Monday, Nov. 05, 1928
Tammany
George Washington Olvany is the official head of Tammany Hall--the successor of Tweed. Croker, Murphy. He is not as powerful as his predecessors. On matters of importance, he takes orders from Alfred Emanuel Smith, who has shaped Tammany into respectability, though only being one of the Sachems.
George Washington Olvany, with the presidential election looming, was the author of a defense of Tammany Hall, in the November Scribuer's, entitled "The Present-Day Tammany."* Excerpts:
"In the last three generations--since the close of the Civil War--the Democratic party has named eleven men for the presidency. Six of them--Seymour. Greeley, Tilden, Cleveland, Parker, and Smith-- were New Yorkers. Three of the six-- Seymour, Tilden, and Smith--have been conspicuous members of Tammany Hall.
"Horatio Seymour was defeated by Ulysses S. Grant, who had a plurality of only 305,456 votes of the total vote of 5,724,688. Seymour carried New York, New Jersey, Oregon, Delaware, Georgia, Kentucky, Louisiana, and Maryland. The election of Grant was inevitable, for Grant sympathizers dominated the election in the Southern States where voting was permitted. The votes of Mississippi, Texas, and Virginia, all concededly Seymour States, by special act of Congress were not counted. . . .
"Samuel J. Tilden had a clear majority of the popular vote cast in 1876. and a majority of the electoral vote until the honest result was nullified by the infamous report made by a 'returned board' manipulated by the Republican national administration.
"Alfred E. Smith, from present indications, will receive a clear majority of both the popular and electoral votes to be cast this fall. No such jugglery as followed and set aside the elections of 1868 and 1876 can prevail in 1928. . . .
"In this day and generation it is generally taken for granted in New York that assaults upon and fabrications about Tammany are intended for political capital in other sections of the country, where the present-day Tammany is unknown, and where the traditions of what happened half a century ago may pass current as of today.
"The fact that the present-day Tammany has advocated election reforms, fought for woman suffrage, enacted the most progressive social-service and public-welfare laws in the world, and that these laws and the Tammany-made industrial code for the protection of wage-earners of both sexes have been copied by most of the States of the Union and by foreign governments is never stressed by the leather-lunged hirelings of so-called 'reform movements' that sprout, attain rank, growth, and wither, all within a few years. . . .
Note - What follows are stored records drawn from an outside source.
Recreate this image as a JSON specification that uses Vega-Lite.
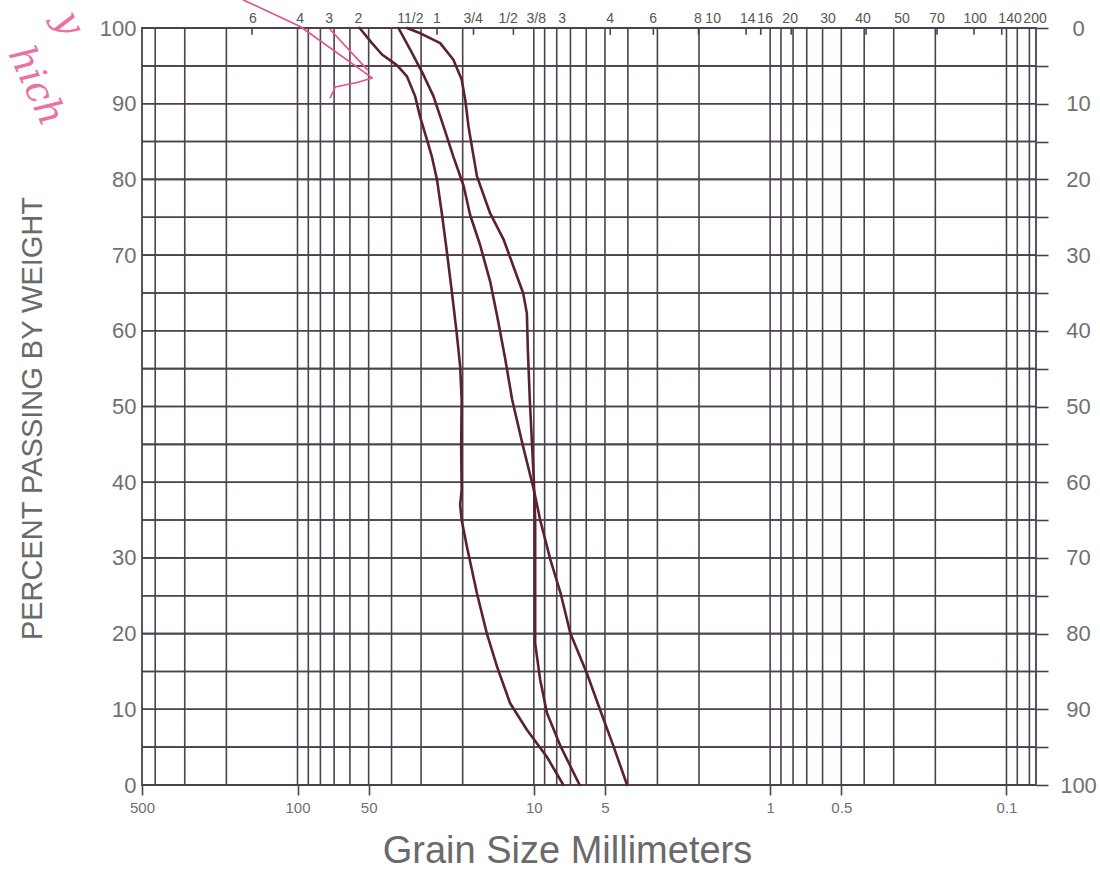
{
  "$schema": "https://vega.github.io/schema/vega-lite/v6.json",
  "width": 894,
  "height": 757,
  "autosize": {"type": "none"},
  "padding": {"left": 142, "top": 28, "right": 64, "bottom": 89},
  "background": "#ffffff",
  "config": {
    "view": {"stroke": "#4d4050", "strokeWidth": 1.8},
    "font": "Liberation Sans",
    "axis": {"domain": false, "grid": false, "labelFont": "Liberation Sans", "titleFont": "Liberation Sans", "titleFontWeight": "normal", "labelColor": "#707070", "titleColor": "#6a6a6a"}
  },
  "datasets": {
    "gx": [{"d":400},{"d":300},{"d":200},{"d":100},{"d":90},{"d":80},{"d":70},{"d":60},{"d":50},{"d":40},{"d":30},{"d":20},{"d":10},{"d":9},{"d":8},{"d":7},{"d":6},{"d":5},{"d":4},{"d":3},{"d":2},{"d":1},{"d":0.9},{"d":0.8},{"d":0.7},{"d":0.6},{"d":0.5},{"d":0.4},{"d":0.3},{"d":0.2},{"d":0.1},{"d":0.09},{"d":0.08}],
    "gy": [{"p":0},{"p":5},{"p":10},{"p":15},{"p":20},{"p":25},{"p":30},{"p":35},{"p":40},{"p":45},{"p":50},{"p":55},{"p":60},{"p":65},{"p":70},{"p":75},{"p":80},{"p":85},{"p":90},{"p":95},{"p":100}],
    "st": [{"d":155.8},{"d":25.7},{"d":18.0},{"d":12.2},{"d":4.75},{"d":3.12},{"d":2.01},{"d":1.264},{"d":1.096},{"d":0.815},{"d":0.3927},{"d":0.1967},{"d":0.1372},{"d":0.1047}],
    "sl": [
      {"d":154.3,"s":"6"},{"d":97.4,"s":"4"},{"d":73.4,"s":"3"},{"d":55.3,"s":"2"},{"d":33.3,"s":"11/2"},{"d":25.7,"s":"1"},{"d":18.06,"s":"3/4"},{"d":12.84,"s":"1/2"},{"d":9.77,"s":"3/8"},{"d":7.59,"s":"3"},{"d":4.75,"s":"4"},{"d":3.13,"s":"6"},{"d":2.02,"s":"8"},{"d":1.743,"s":"10"},{"d":1.245,"s":"14"},{"d":1.05,"s":"16"},{"d":0.823,"s":"20"},{"d":0.5685,"s":"30"},{"d":0.4044,"s":"40"},{"d":0.2765,"s":"50"},{"d":0.1967,"s":"70"},{"d":0.1358,"s":"100"},{"d":0.0966,"s":"140"},{"d":0.0757,"s":"200"}
    ],
    "curves": [
      {"c":"A","i":1,"d":54.6,"p":100},{"c":"A","i":2,"d":48.4,"p":98.0},{"c":"A","i":3,"d":43.9,"p":96.5},{"c":"A","i":4,"d":38.0,"p":95.1},{"c":"A","i":5,"d":34.4,"p":93.6},{"c":"A","i":6,"d":31.8,"p":91.0},{"c":"A","i":7,"d":30.3,"p":88.3},{"c":"A","i":8,"d":28.3,"p":85.2},{"c":"A","i":9,"d":27.0,"p":83.0},{"c":"A","i":10,"d":25.7,"p":80.0},{"c":"A","i":11,"d":24.5,"p":75.5},{"c":"A","i":12,"d":23.3,"p":70.3},{"c":"A","i":13,"d":22.2,"p":65.0},{"c":"A","i":14,"d":21.2,"p":59.7},{"c":"A","i":15,"d":20.5,"p":55.3},{"c":"A","i":16,"d":20.2,"p":50.9},{"c":"A","i":17,"d":20.3,"p":44.7},{"c":"A","i":18,"d":20.2,"p":39.0},{"c":"A","i":19,"d":20.5,"p":37.0},{"c":"A","i":20,"d":20.2,"p":35.0},{"c":"A","i":21,"d":19.2,"p":31.5},{"c":"A","i":22,"d":17.4,"p":25.3},{"c":"A","i":23,"d":15.8,"p":20.0},{"c":"A","i":24,"d":14.3,"p":15.6},{"c":"A","i":25,"d":12.6,"p":10.8},{"c":"A","i":26,"d":10.7,"p":7.3},{"c":"A","i":27,"d":8.8,"p":3.7},{"c":"A","i":28,"d":7.5,"p":0},
      {"c":"B","i":1,"d":37.4,"p":100},{"c":"B","i":2,"d":33.3,"p":97.1},{"c":"B","i":3,"d":29.3,"p":93.8},{"c":"B","i":4,"d":26.6,"p":91.0},{"c":"B","i":5,"d":24.1,"p":87.0},{"c":"B","i":6,"d":21.9,"p":83.0},{"c":"B","i":7,"d":19.8,"p":79.1},{"c":"B","i":8,"d":18.6,"p":75.3},{"c":"B","i":9,"d":16.9,"p":71.4},{"c":"B","i":10,"d":15.3,"p":66.5},{"c":"B","i":11,"d":14.2,"p":61.5},{"c":"B","i":12,"d":13.2,"p":56.2},{"c":"B","i":13,"d":12.35,"p":50.9},{"c":"B","i":14,"d":11.1,"p":44.7},{"c":"B","i":15,"d":10.0,"p":39.0},{"c":"B","i":16,"d":9.4,"p":35.0},{"c":"B","i":17,"d":8.5,"p":29.7},{"c":"B","i":18,"d":7.7,"p":25.3},{"c":"B","i":19,"d":7.0,"p":20.0},{"c":"B","i":20,"d":5.97,"p":14.8},{"c":"B","i":21,"d":5.24,"p":9.9},{"c":"B","i":22,"d":4.6,"p":5.1},{"c":"B","i":23,"d":4.03,"p":0},
      {"c":"C","i":1,"d":34.4,"p":100},{"c":"C","i":2,"d":30.2,"p":99.3},{"c":"C","i":3,"d":24.9,"p":98.0},{"c":"C","i":4,"d":21.9,"p":95.8},{"c":"C","i":5,"d":20.2,"p":93.2},{"c":"C","i":6,"d":19.5,"p":90.5},{"c":"C","i":7,"d":18.9,"p":87.0},{"c":"C","i":8,"d":18.3,"p":84.4},{"c":"C","i":9,"d":17.4,"p":80.4},{"c":"C","i":10,"d":15.3,"p":75.5},{"c":"C","i":11,"d":13.4,"p":72.0},{"c":"C","i":12,"d":12.2,"p":68.5},{"c":"C","i":13,"d":11.1,"p":65.0},{"c":"C","i":14,"d":10.7,"p":62.3},{"c":"C","i":15,"d":10.6,"p":57.5},{"c":"C","i":16,"d":10.4,"p":50.9},{"c":"C","i":17,"d":10.0,"p":40.3},{"c":"C","i":18,"d":9.87,"p":35.0},{"c":"C","i":19,"d":9.87,"p":27.1},{"c":"C","i":20,"d":9.87,"p":18.7},{"c":"C","i":21,"d":9.4,"p":13.9},{"c":"C","i":22,"d":8.8,"p":9.5},{"c":"C","i":23,"d":7.7,"p":5.1},{"c":"C","i":24,"d":6.4,"p":0}
    ],
    "pink": [
      {"c":"a","i":1,"d":169.6,"p":103.7},{"c":"a","i":2,"d":97.4,"p":100.2},{"c":"a","i":3,"d":48.3,"p":93.4},{"c":"a","i":4,"d":55.9,"p":92.8},{"c":"a","i":5,"d":69.2,"p":92.2},{"c":"a","i":6,"d":72.7,"p":90.8},
      {"c":"b","i":1,"d":72.7,"p":99.8},{"c":"b","i":2,"d":50.7,"p":94.5}
    ],
    "hand": [
      {"d":1286,"p":92.3,"t":"hich"},
      {"d":933,"p":100.6,"t":"y"}
    ]
  },
  "layer": [
    {
      "data": {"name": "gx"},
      "mark": {"type": "rule", "stroke": "#4d4050", "strokeWidth": 1.6},
      "encoding": {
        "x": {
          "field": "d", "type": "quantitative",
          "scale": {"type": "log", "domain": [0.075, 455], "reverse": true, "nice": false},
          "axis": {
            "orient": "bottom",
            "values": [455, 100, 50, 10, 5, 1, 0.5, 0.1],
            "labelExpr": "datum.value > 400 ? '500' : '' + datum.value",
            "tickSize": 10, "tickColor": "#4d4050", "tickWidth": 1.6,
            "labelPadding": 5, "labelFontSize": 15, "labelFlush": false, "labelOverlap": false,
            "title": "Grain Size Millimeters", "titleFontSize": 38,
            "titleX": 425, "titleY": 77, "titleAlign": "center", "titleBaseline": "alphabetic"
          }
        }
      }
    },
    {
      "data": {"name": "gy"},
      "mark": {"type": "rule", "stroke": "#4d4050", "strokeWidth": 1.6},
      "encoding": {
        "y": {
          "field": "p", "type": "quantitative",
          "scale": {"domain": [0, 100], "nice": false},
          "axis": {
            "orient": "left",
            "values": [0, 10, 20, 30, 40, 50, 60, 70, 80, 90, 100],
            "tickSize": 0, "labelPadding": 6, "labelFontSize": 22,
            "title": "PERCENT PASSING BY WEIGHT", "titleFontSize": 29,
            "titleX": -110, "titleY": 390, "titleAngle": 270, "titleAlign": "center", "titleBaseline": "middle"
          }
        }
      }
    },
    {
      "data": {"name": "gy"},
      "mark": {"type": "rule", "stroke": "#4d4050", "strokeWidth": 1.6},
      "encoding": {
        "y": {
          "field": "p", "type": "quantitative",
          "scale": {"domain": [0, 100], "nice": false},
          "axis": {
            "orient": "right",
            "values": [0, 5, 10, 15, 20, 25, 30, 35, 40, 45, 50, 55, 60, 65, 70, 75, 80, 85, 90, 95, 100],
            "labelExpr": "datum.value % 10 == 0 ? '' + (100 - datum.value) : ''",
            "tickSize": 12, "tickColor": "#4d4050", "tickWidth": 1.6,
            "labelAlign": "center", "labelPadding": 30, "labelFontSize": 22,
            "title": null
          }
        }
      }
    },
    {
      "data": {"name": "st"},
      "mark": {"type": "rule", "stroke": "#4d4050", "strokeWidth": 1.6},
      "encoding": {
        "x": {"field": "d", "type": "quantitative", "axis": null},
        "y": {"datum": 100, "type": "quantitative", "axis": null},
        "y2": {"datum": 99.1}
      }
    },
    {
      "data": {"name": "sl"},
      "mark": {"type": "text", "dy": -5, "baseline": "alphabetic", "align": "center", "fontSize": 14, "color": "#555555", "font": "Liberation Sans"},
      "encoding": {
        "x": {"field": "d", "type": "quantitative", "axis": null},
        "y": {"datum": 100, "type": "quantitative", "axis": null},
        "text": {"field": "s"}
      }
    },
    {
      "data": {"name": "curves"},
      "mark": {"type": "line", "stroke": "#5a2230", "strokeWidth": 2.6, "strokeJoin": "round", "strokeCap": "round"},
      "encoding": {
        "x": {"field": "d", "type": "quantitative", "axis": null},
        "y": {"field": "p", "type": "quantitative", "axis": null},
        "detail": {"field": "c"},
        "order": {"field": "i"}
      }
    },
    {
      "data": {"name": "pink"},
      "mark": {"type": "line", "stroke": "#e4508a", "strokeWidth": 1.6, "strokeJoin": "round", "strokeCap": "round"},
      "encoding": {
        "x": {"field": "d", "type": "quantitative", "axis": null},
        "y": {"field": "p", "type": "quantitative", "axis": null},
        "detail": {"field": "c"},
        "order": {"field": "i"}
      }
    },
    {
      "data": {"name": "hand"},
      "mark": {"type": "text", "angle": 65, "fontSize": 38, "fontStyle": "italic", "font": "DejaVu Serif", "color": "#e4508a", "opacity": 0.8, "align": "center", "baseline": "middle"},
      "encoding": {
        "x": {"field": "d", "type": "quantitative", "axis": null},
        "y": {"field": "p", "type": "quantitative", "axis": null},
        "text": {"field": "t"}
      }
    }
  ],
  "resolve": {"axis": {"x": "independent", "y": "independent"}}
}
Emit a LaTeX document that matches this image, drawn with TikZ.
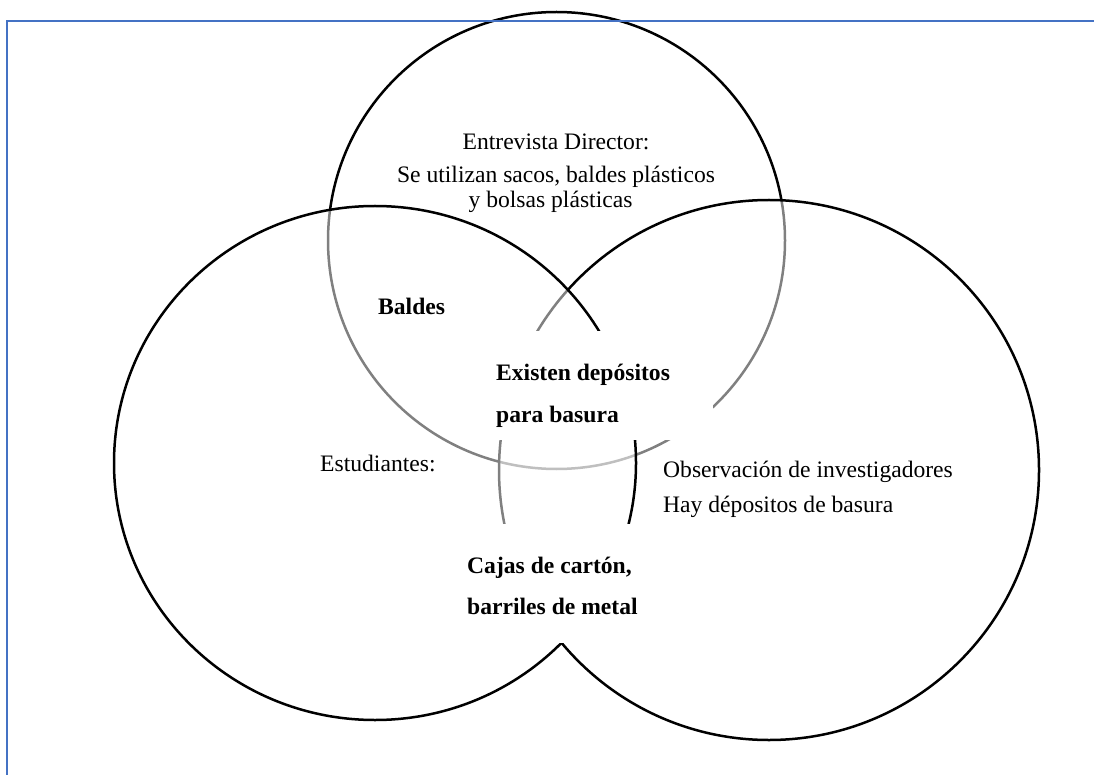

"In the 142 years of its active existence the Tammany Society, as has been the case with practically every active organization-- whether it be political, social, or other, has not been able to keep some scamps from membership. . . ."
Mr. Olvany's most telling argument was a quotation from famed Historian Charles A. Beard: "Tammany is our greatest social-service agency, and it holds its power because it understands sympathetically the needs and trials of the masses. Its leaders visit those who are sick and in distress. . . . Tammany asks no questions and fills out no pink and green cards. Its office hours are not from ten to four, but continuous. . . . Its virtue is its humanity. . . ."
*The old Tammany has been exposed and exploited by M. R. Werner in a fat book called Tammany Hall. The book contains practically no. facts about Tammany since the World War.